Chapter 7 Fuselage Exterior
This is where your box becomes a canoe.. or as one astute person speculated "why are two girls building a 1932 Ford roadster?"
We thought we had a great idea and made these sanding blocks for the sides, they will get you in the ballpark but you still need to fuss the corners down to the template size.
Making the NACA scoop was fun.. finally something that looks like an airplane part!
We were nervous
about the screw threads hanging out where they would either inevitably get bent
or damaged or where they would bend or damage one of us, so we fashioned these
protective wood blocks to keep everything out of harm's way.

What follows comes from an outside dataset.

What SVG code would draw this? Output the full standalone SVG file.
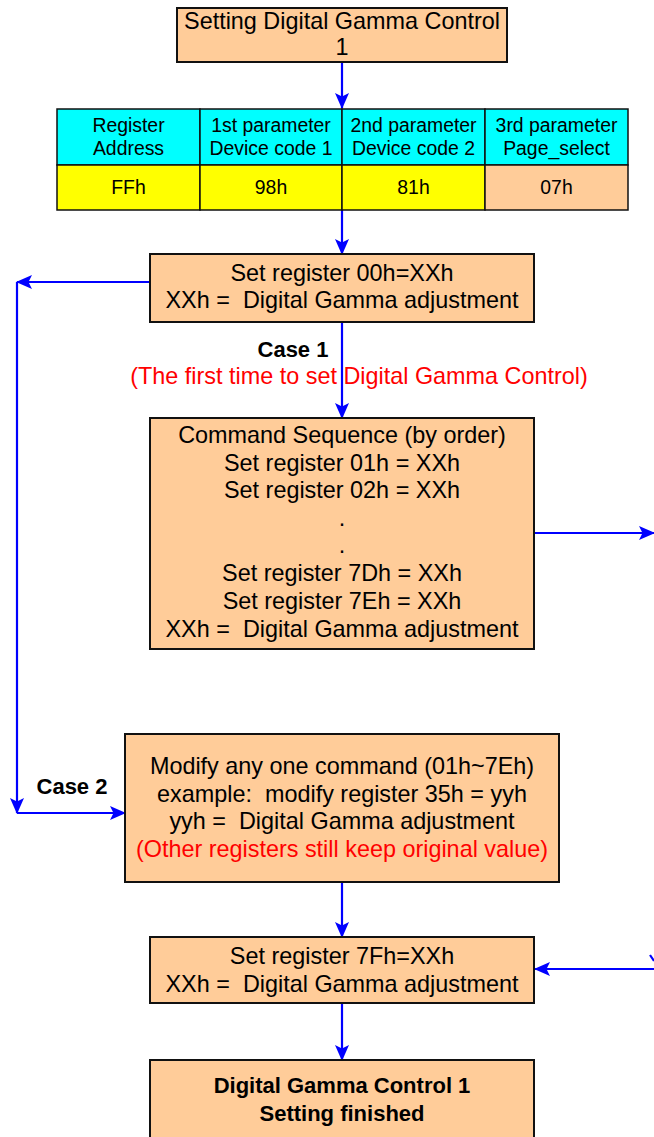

If you look carefully at the second picture you will see our secret to getting
holes through bulkheads to line up so perfectly. Figure out wher you want the
center of each end to go and drill a small hole, then guesstimate where the
intermediate holes go to the best of your abilities and drill a medium hole in
each bulkhead, thread a string through all the holes and see which way you need
to correct the intermediate holes with a dremel. Once the string goes all the
way through without touching the sides of the intermediate holes you can put the
paper pattern of the actual clearance holes on the string and mark the actual
holes. For the sloped holes we just happened to have a complete set of ellipse
templates in 5 degree increments left over from the old days before CAD systems.
Under the heading of "Great things we have done then undone " comes our landing/taxi light. We had a nifty one all worked out then decided to move the whole thing elsewhere. Glad this is composite instead of metal.